There were two goals behind changing permissions in Confluence:

  1. Fix a significant problem whereby users with external user management enabled could not also enable Confluence anonymous access without blowing out their 25-user workgroup license.
  2. Make the user interface for assigning and viewing permissions easier to use and understand.

What Changed?

"Anyone" User Removed

In Confluence 1.1.3, there was an "Anyone" user, who represented anyone using the system, whether logged in or not.

This user was the source of the licensing problem, and no longer exists in Confluence 1.2

Anonymous Permissions Added

Confluence 1.2 has explicit permissions for anonymous users. These permissions are only granted to users who are not logged in.

There is nothing stopping an administrator granting some permission to anonymous users, but not granting it to logged-in users. This results in the slightly bizarre possibility that a user might be able to do more before logging in than they can after. Luckily, this is a pretty easy situation for administrators to avoid.

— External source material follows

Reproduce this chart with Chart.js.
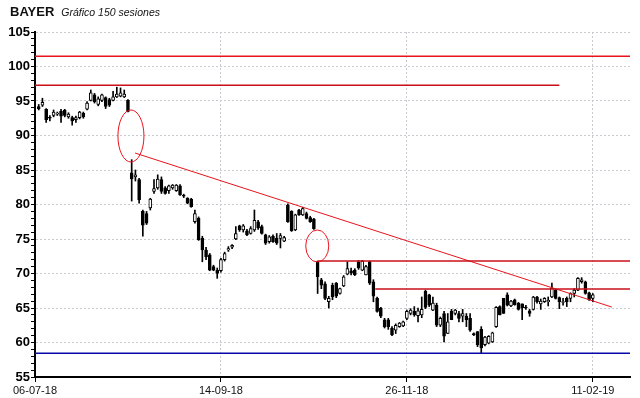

Enabling anonymous access has no effect on Confluence's user count for licensing purposes.

Guard Permissions Added

The roles of the "Use Confluence" and "View Space" permissions have been expanded so that now they are required permissions before a user or group can be granted any more rights.

Before a user has access to anything in the Confluence server, they must first have "Use Confluence" permission, and likewise before a user has access of any kind to a space, they must first have the "View Space" permission.

For licensing purposes, your number of users is equivalent to the number of non-anonymous users with the "Use Confluence" guard permission.

Migrating from 1.1 to 1.2

Migrating Automatically

When you upgrade from Confluence 1.1, or when you restore a backup created in 1.1 into Confluence 1.2, an upgrade task will run to automatically migrate your permissions to the new scheme, while keeping them consistent with your 1.1 security settings. The task will make the following changes:

  • All "Anyone" permissions will be converted into two separate permissions: one for Anonymous access, and one for the confluence-users group. (If the confluence-users group does not exist, this step will be skipped)
  • Any user or group with some global or space permission will also be granted the equivalent guard permission.

After starting up with the new version of Confluence, we suggest that you check that the permissions have migrated successfully. While we have tested the migration code, maintaining your site's security is important enough to warrant a double-check, just in case.

Migrating Manually

If the automatic migration does not complete successfully, which would most likely happen if you have removed the "confluence-users" group, you will need to perform the above steps manually, through the user administration interface.